Source records start

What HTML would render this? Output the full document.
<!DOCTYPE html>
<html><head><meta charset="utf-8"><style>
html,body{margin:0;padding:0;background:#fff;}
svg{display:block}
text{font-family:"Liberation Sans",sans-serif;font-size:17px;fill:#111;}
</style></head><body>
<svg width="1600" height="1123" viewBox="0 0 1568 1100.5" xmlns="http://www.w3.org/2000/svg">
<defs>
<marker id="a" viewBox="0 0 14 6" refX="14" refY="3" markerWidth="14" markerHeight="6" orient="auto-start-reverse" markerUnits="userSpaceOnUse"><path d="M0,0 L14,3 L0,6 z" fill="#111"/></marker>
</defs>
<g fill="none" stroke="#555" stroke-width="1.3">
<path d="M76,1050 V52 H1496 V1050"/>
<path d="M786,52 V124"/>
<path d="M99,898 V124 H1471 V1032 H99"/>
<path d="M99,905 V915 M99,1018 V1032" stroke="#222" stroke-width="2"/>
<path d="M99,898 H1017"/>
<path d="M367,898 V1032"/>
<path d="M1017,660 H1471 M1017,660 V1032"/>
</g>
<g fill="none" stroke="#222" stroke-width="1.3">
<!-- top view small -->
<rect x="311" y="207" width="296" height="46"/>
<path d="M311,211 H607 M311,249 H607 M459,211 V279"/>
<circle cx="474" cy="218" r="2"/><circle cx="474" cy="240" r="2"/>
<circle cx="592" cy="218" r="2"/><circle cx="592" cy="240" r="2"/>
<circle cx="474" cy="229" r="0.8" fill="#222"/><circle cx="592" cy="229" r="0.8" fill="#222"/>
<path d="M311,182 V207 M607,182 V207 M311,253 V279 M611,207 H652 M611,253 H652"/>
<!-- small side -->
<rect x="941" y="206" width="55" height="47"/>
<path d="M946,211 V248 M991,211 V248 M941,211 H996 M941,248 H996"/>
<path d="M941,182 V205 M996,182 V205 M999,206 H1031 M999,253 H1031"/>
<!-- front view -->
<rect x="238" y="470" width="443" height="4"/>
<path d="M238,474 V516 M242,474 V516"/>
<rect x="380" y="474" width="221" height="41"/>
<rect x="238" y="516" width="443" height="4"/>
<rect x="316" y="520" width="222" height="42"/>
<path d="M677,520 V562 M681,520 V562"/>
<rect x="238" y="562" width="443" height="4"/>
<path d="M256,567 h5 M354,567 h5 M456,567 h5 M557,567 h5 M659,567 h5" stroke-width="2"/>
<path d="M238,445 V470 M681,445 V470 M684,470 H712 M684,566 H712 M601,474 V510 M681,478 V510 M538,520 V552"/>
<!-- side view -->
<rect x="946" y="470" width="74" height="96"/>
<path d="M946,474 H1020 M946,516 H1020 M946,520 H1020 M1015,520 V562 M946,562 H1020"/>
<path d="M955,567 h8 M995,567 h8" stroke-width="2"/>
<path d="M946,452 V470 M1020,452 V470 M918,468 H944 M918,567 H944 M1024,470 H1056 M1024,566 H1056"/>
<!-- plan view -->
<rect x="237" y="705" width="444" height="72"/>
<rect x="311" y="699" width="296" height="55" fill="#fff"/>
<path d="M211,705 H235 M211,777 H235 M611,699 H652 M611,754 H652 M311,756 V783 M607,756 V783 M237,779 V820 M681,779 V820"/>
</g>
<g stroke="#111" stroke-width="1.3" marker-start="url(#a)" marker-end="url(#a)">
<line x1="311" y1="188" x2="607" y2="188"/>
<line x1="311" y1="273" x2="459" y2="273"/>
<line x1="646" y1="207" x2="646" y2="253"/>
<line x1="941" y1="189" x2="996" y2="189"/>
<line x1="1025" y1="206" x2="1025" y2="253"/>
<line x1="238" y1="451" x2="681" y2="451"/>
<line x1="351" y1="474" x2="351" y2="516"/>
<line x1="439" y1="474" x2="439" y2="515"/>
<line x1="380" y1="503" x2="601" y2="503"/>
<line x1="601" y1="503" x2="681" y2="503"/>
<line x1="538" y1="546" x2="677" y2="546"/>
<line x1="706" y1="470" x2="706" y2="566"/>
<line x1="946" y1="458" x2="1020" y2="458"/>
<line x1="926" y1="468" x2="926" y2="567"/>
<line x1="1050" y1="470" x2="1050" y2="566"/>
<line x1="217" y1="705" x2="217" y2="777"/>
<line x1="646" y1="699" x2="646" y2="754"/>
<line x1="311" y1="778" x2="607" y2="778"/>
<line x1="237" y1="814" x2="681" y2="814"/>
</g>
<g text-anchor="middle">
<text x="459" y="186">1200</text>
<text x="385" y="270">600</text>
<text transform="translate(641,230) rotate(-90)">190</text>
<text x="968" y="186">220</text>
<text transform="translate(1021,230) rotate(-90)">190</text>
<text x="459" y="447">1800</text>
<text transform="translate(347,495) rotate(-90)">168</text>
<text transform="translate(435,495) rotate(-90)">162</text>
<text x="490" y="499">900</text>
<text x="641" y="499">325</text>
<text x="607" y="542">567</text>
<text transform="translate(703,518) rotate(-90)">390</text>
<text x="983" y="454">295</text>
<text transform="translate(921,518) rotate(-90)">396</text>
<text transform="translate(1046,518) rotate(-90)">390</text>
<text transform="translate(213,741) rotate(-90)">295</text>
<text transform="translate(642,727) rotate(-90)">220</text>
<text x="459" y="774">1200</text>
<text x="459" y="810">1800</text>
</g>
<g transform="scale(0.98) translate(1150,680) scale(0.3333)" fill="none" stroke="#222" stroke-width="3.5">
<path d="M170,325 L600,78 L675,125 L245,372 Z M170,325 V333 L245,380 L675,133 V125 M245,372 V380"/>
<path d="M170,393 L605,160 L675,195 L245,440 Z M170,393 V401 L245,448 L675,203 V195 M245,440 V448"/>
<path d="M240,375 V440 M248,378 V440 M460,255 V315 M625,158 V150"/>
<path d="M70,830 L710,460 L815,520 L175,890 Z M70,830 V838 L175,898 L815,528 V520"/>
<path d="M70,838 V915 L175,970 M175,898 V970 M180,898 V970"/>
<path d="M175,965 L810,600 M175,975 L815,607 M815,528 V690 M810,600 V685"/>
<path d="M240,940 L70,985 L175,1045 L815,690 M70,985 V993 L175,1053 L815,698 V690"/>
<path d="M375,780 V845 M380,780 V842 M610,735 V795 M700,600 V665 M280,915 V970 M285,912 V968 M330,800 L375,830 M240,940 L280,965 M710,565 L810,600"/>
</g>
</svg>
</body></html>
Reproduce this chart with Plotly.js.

Source records end

Exercise description:
Write out the complete set of records exactly as given.

Answer for the task:
What HTML would render this? Output the full document.
<!DOCTYPE html>
<html><head><meta charset="utf-8"><style>
html,body{margin:0;padding:0;background:#fff;}
svg{display:block}
text{font-family:"Liberation Sans",sans-serif;font-size:17px;fill:#111;}
</style></head><body>
<svg width="1600" height="1123" viewBox="0 0 1568 1100.5" xmlns="http://www.w3.org/2000/svg">
<defs>
<marker id="a" viewBox="0 0 14 6" refX="14" refY="3" markerWidth="14" markerHeight="6" orient="auto-start-reverse" markerUnits="userSpaceOnUse"><path d="M0,0 L14,3 L0,6 z" fill="#111"/></marker>
</defs>
<g fill="none" stroke="#555" stroke-width="1.3">
<path d="M76,1050 V52 H1496 V1050"/>
<path d="M786,52 V124"/>
<path d="M99,898 V124 H1471 V1032 H99"/>
<path d="M99,905 V915 M99,1018 V1032" stroke="#222" stroke-width="2"/>
<path d="M99,898 H1017"/>
<path d="M367,898 V1032"/>
<path d="M1017,660 H1471 M1017,660 V1032"/>
</g>
<g fill="none" stroke="#222" stroke-width="1.3">
<!-- top view small -->
<rect x="311" y="207" width="296" height="46"/>
<path d="M311,211 H607 M311,249 H607 M459,211 V279"/>
<circle cx="474" cy="218" r="2"/><circle cx="474" cy="240" r="2"/>
<circle cx="592" cy="218" r="2"/><circle cx="592" cy="240" r="2"/>
<circle cx="474" cy="229" r="0.8" fill="#222"/><circle cx="592" cy="229" r="0.8" fill="#222"/>
<path d="M311,182 V207 M607,182 V207 M311,253 V279 M611,207 H652 M611,253 H652"/>
<!-- small side -->
<rect x="941" y="206" width="55" height="47"/>
<path d="M946,211 V248 M991,211 V248 M941,211 H996 M941,248 H996"/>
<path d="M941,182 V205 M996,182 V205 M999,206 H1031 M999,253 H1031"/>
<!-- front view -->
<rect x="238" y="470" width="443" height="4"/>
<path d="M238,474 V516 M242,474 V516"/>
<rect x="380" y="474" width="221" height="41"/>
<rect x="238" y="516" width="443" height="4"/>
<rect x="316" y="520" width="222" height="42"/>
<path d="M677,520 V562 M681,520 V562"/>
<rect x="238" y="562" width="443" height="4"/>
<path d="M256,567 h5 M354,567 h5 M456,567 h5 M557,567 h5 M659,567 h5" stroke-width="2"/>
<path d="M238,445 V470 M681,445 V470 M684,470 H712 M684,566 H712 M601,474 V510 M681,478 V510 M538,520 V552"/>
<!-- side view -->
<rect x="946" y="470" width="74" height="96"/>
<path d="M946,474 H1020 M946,516 H1020 M946,520 H1020 M1015,520 V562 M946,562 H1020"/>
<path d="M955,567 h8 M995,567 h8" stroke-width="2"/>
<path d="M946,452 V470 M1020,452 V470 M918,468 H944 M918,567 H944 M1024,470 H1056 M1024,566 H1056"/>
<!-- plan view -->
<rect x="237" y="705" width="444" height="72"/>
<rect x="311" y="699" width="296" height="55" fill="#fff"/>
<path d="M211,705 H235 M211,777 H235 M611,699 H652 M611,754 H652 M311,756 V783 M607,756 V783 M237,779 V820 M681,779 V820"/>
</g>
<g stroke="#111" stroke-width="1.3" marker-start="url(#a)" marker-end="url(#a)">
<line x1="311" y1="188" x2="607" y2="188"/>
<line x1="311" y1="273" x2="459" y2="273"/>
<line x1="646" y1="207" x2="646" y2="253"/>
<line x1="941" y1="189" x2="996" y2="189"/>
<line x1="1025" y1="206" x2="1025" y2="253"/>
<line x1="238" y1="451" x2="681" y2="451"/>
<line x1="351" y1="474" x2="351" y2="516"/>
<line x1="439" y1="474" x2="439" y2="515"/>
<line x1="380" y1="503" x2="601" y2="503"/>
<line x1="601" y1="503" x2="681" y2="503"/>
<line x1="538" y1="546" x2="677" y2="546"/>
<line x1="706" y1="470" x2="706" y2="566"/>
<line x1="946" y1="458" x2="1020" y2="458"/>
<line x1="926" y1="468" x2="926" y2="567"/>
<line x1="1050" y1="470" x2="1050" y2="566"/>
<line x1="217" y1="705" x2="217" y2="777"/>
<line x1="646" y1="699" x2="646" y2="754"/>
<line x1="311" y1="778" x2="607" y2="778"/>
<line x1="237" y1="814" x2="681" y2="814"/>
</g>
<g text-anchor="middle">
<text x="459" y="186">1200</text>
<text x="385" y="270">600</text>
<text transform="translate(641,230) rotate(-90)">190</text>
<text x="968" y="186">220</text>
<text transform="translate(1021,230) rotate(-90)">190</text>
<text x="459" y="447">1800</text>
<text transform="translate(347,495) rotate(-90)">168</text>
<text transform="translate(435,495) rotate(-90)">162</text>
<text x="490" y="499">900</text>
<text x="641" y="499">325</text>
<text x="607" y="542">567</text>
<text transform="translate(703,518) rotate(-90)">390</text>
<text x="983" y="454">295</text>
<text transform="translate(921,518) rotate(-90)">396</text>
<text transform="translate(1046,518) rotate(-90)">390</text>
<text transform="translate(213,741) rotate(-90)">295</text>
<text transform="translate(642,727) rotate(-90)">220</text>
<text x="459" y="774">1200</text>
<text x="459" y="810">1800</text>
</g>
<g transform="scale(0.98) translate(1150,680) scale(0.3333)" fill="none" stroke="#222" stroke-width="3.5">
<path d="M170,325 L600,78 L675,125 L245,372 Z M170,325 V333 L245,380 L675,133 V125 M245,372 V380"/>
<path d="M170,393 L605,160 L675,195 L245,440 Z M170,393 V401 L245,448 L675,203 V195 M245,440 V448"/>
<path d="M240,375 V440 M248,378 V440 M460,255 V315 M625,158 V150"/>
<path d="M70,830 L710,460 L815,520 L175,890 Z M70,830 V838 L175,898 L815,528 V520"/>
<path d="M70,838 V915 L175,970 M175,898 V970 M180,898 V970"/>
<path d="M175,965 L810,600 M175,975 L815,607 M815,528 V690 M810,600 V685"/>
<path d="M240,940 L70,985 L175,1045 L815,690 M70,985 V993 L175,1053 L815,698 V690"/>
<path d="M375,780 V845 M380,780 V842 M610,735 V795 M700,600 V665 M280,915 V970 M285,912 V968 M330,800 L375,830 M240,940 L280,965 M710,565 L810,600"/>
</g>
</svg>
</body></html>
Reproduce this chart with Plotly.js.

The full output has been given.